AT the Cinnamon Grand Colombo, one of six Sri Lankan targets hit by suicide bombers on Easter Sunday, the silence that reigns is not just the usual hush of a plush hotel.

Recently reopened, barely 10 of its 500 luxury rooms are occupied – down from the 300 usual at this time of year – as fears rise over the impact of the bombings on the island nation’s burgeoning tourism industry.

On April 21, the Cinnamon was one of three hotels hit by jihadi bombers along with three churches in attacks claimed by the Islamic State group that left 257 people dead.

Around 9:10am that day, Sri Lankan Inshaf Ibrahim, who had checked into the Cinnamon the day before, went to the breakfast buffet in the hotel’s Taprobane restaurant.

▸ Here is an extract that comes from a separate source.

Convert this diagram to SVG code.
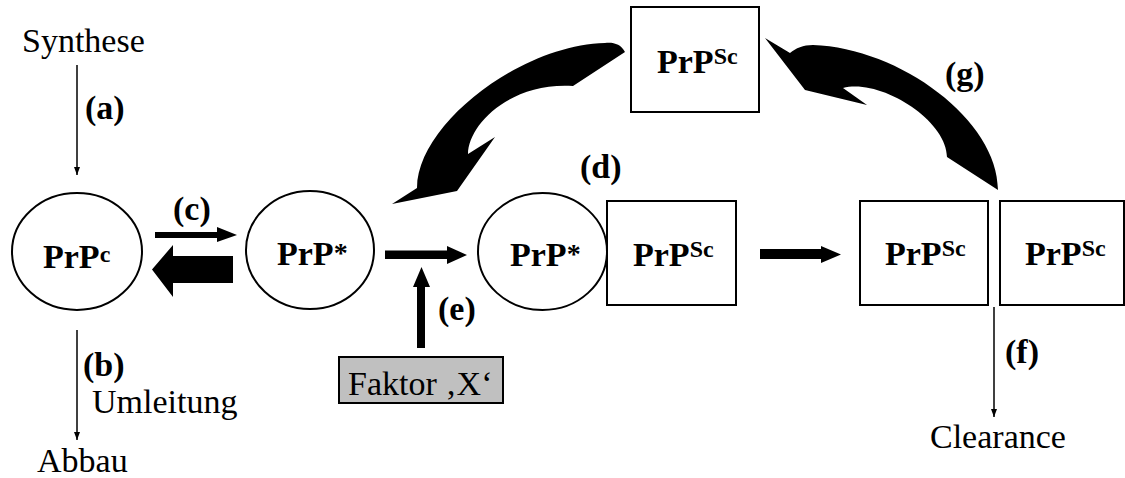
<svg xmlns="http://www.w3.org/2000/svg" width="1125" height="478" viewBox="0 0 1125 478">
<defs>
<marker id="ah" markerWidth="8" markerHeight="8" refX="8" refY="4" orient="auto" markerUnits="userSpaceOnUse">
<path d="M0,1 L8,4 L0,7 Z" fill="#000"/>
</marker>
<style>
text{font-family:'Liberation Serif', Tinos, 'Times New Roman', Times, 'DejaVu Serif', serif;fill:#000}
.t{font-size:34px}
.b{font-size:34px;font-weight:bold}
.sup{font-size:24px}
.shape{fill:#fff;stroke:#000;stroke-width:2}
.thin{stroke:#000;stroke-width:1.5;fill:none;marker-end:url(#ah)}
.fat{fill:#000;stroke:none}
</style>
</defs>
<rect width="1125" height="478" fill="#fff"/>

<g id="labels" font-family="Liberation Serif, serif">
<text class="t" x="22" y="52">Synthese</text>
<text class="t" x="92" y="413">Umleitung</text>
<text class="t" x="37" y="472">Abbau</text>
<text class="t" x="930" y="448">Clearance</text>
<text class="b" x="85" y="119">(a)</text>
<text class="b" x="83" y="376">(b)</text>
<text class="b" x="173" y="220">(c)</text>
<text class="b" x="580" y="178">(d)</text>
<text class="b" x="438" y="320">(e)</text>
<text class="b" x="1005" y="363">(f)</text>
<text class="b" x="945" y="85">(g)</text>
</g>

<g id="node-prpc">
<ellipse class="shape" cx="77" cy="251.5" rx="65" ry="58.5"/>
<text class="b" x="43" y="268">PrP<tspan class="sup" dy="-6">c</tspan></text>
</g>
<g id="node-prpstar1">
<ellipse class="shape" cx="310" cy="250" rx="64" ry="59"/>
<text class="b" x="277" y="265">PrP<tspan font-size="28" dy="-3">*</tspan></text>
</g>
<g id="node-prpstar2">
<ellipse class="shape" cx="542.5" cy="251.5" rx="64.5" ry="58.5"/>
<text class="b" x="510" y="266">PrP<tspan font-size="28" dy="-3">*</tspan></text>
</g>
<g id="node-prpsc2">
<rect class="shape" x="607" y="201" width="129" height="104"/>
<text class="b" x="633" y="266">PrP<tspan class="sup" dy="-9">Sc</tspan></text>
</g>
<g id="node-prpsc-top">
<rect class="shape" x="631" y="7" width="128" height="105"/>
<text class="b" x="657" y="73">PrP<tspan class="sup" dy="-9">Sc</tspan></text>
</g>
<g id="node-prpsc3">
<rect class="shape" x="860" y="201" width="128" height="104"/>
<text class="b" x="885" y="265">PrP<tspan class="sup" dy="-9">Sc</tspan></text>
</g>
<g id="node-prpsc4">
<rect class="shape" x="1000" y="201" width="124" height="104"/>
<text class="b" x="1025" y="265">PrP<tspan class="sup" dy="-9">Sc</tspan></text>
</g>
<g id="node-faktor">
<rect x="339" y="357" width="164" height="46" fill="#c0c0c0" stroke="#000" stroke-width="2"/>
<text class="t" x="348" y="395">Faktor ‚X‘</text>
</g>

<g id="connectors">
<line class="thin" x1="77" y1="65" x2="77" y2="175"/>
<line class="thin" x1="77" y1="330" x2="77" y2="440"/>
<line class="thin" x1="994" y1="307" x2="994" y2="417"/>
<polygon class="fat" points="155,232 217,232 217,227 237,235 217,242 217,238 155,238"/>
<polygon class="fat" points="233,256 173,256 173,245 152,269.5 173,297 173,283 233,283"/>
<polygon class="fat" points="385,250.5 447,250.5 447,246 467,255 447,264 447,259 385,259"/>
<polygon class="fat" points="417,348 417,287 413,287 421.5,267 430,287 425,287 425,348"/>
<polygon class="fat" points="760,249 821,249 821,246 841,254.5 821,263 821,259 760,259"/>
<path class="fat" d="M625,52 C621,44 613,42 605,43 C520,45 417,125 417,188 L392,204 L457,191 L495,137 L468,154 C468,125 510,82 573,86 Z"/>
<path class="fat" d="M998,190 C998,120 900,48 813,45 C803,45 796,48 790,53 L765,38 L805,90 L867,105 L843,88 C880,78 947,120 947,157 Z"/>
</g>
</svg>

Then he set off the bomb in his backpack, killing twenty people.

The bomber’s brother Ilham Ibrahim died while attacking the Shangri-La hotel, also in Colombo.

Now, to get into the marble-floored lobby of the Cinnamon, visitors must pass through two security checks as a new X-ray machine scans bags.

Armed soldiers outnumber guests.

At a bar inside that before the attack was a popular drinking hole for Colombo’s movers and shakers, Chaminda Perera, head of an agro-chemicals firm, is sipping red wine after returning for the first time.

“It feels lonely when coming inside. We know that Cinnamon Grand is one the best hotels in Colombo,” he said, the other seats and armchairs around him and his companion empty.

“Usually in daytime it is very difficult to get a chair.”

Bart van Dijk, a Dutchman working for an e-commerce company and who lives nearby, said that before the attacks the Cinnamon was so much more than a hotel.

“In other countries, a hotel is just a place where people sleep for business or as a tourist,” the 29-year-old said.

“Here you have 14 restaurants, you have a laundry service, a fitness service. It’s almost an entire ecosystem that you walk into.”

King’s Cross of Sri Lanka

Posters inside the hotel exhort visitors to let the world know the Cinnamon is turning the page, including by using the #BackatCG hashtag on social media.

“It was always so busy. The lobby was buzzing with people of all races, nationalities, people visiting for all purposes,” recalled Rohan Karr, the Cinnamon’s general manager.

“It could be a wedding, dining, or it could be just to be seen and have a cup of coffee” he said.

“It was the King’s Cross Station of Sri Lanka. Now it is . . .” he added, trying to find the right words, “but we’ll get back – we’ll get back to glory soon.”

Many countries have advised their nationals to avoid Sri Lanka since the attacks shattered its image as a safe holiday destination, 10 years after the end of a brutal civil war.

The government expects visitor numbers to dive 30 percent this year and for Sri Lanka to need up to two years for the tourism sector to recover.

The Cinnamon may take a while too. Four of its restaurants are open again, but the Taprobane, instead of breakfasting families, contains investigators from Interpol and the FBI.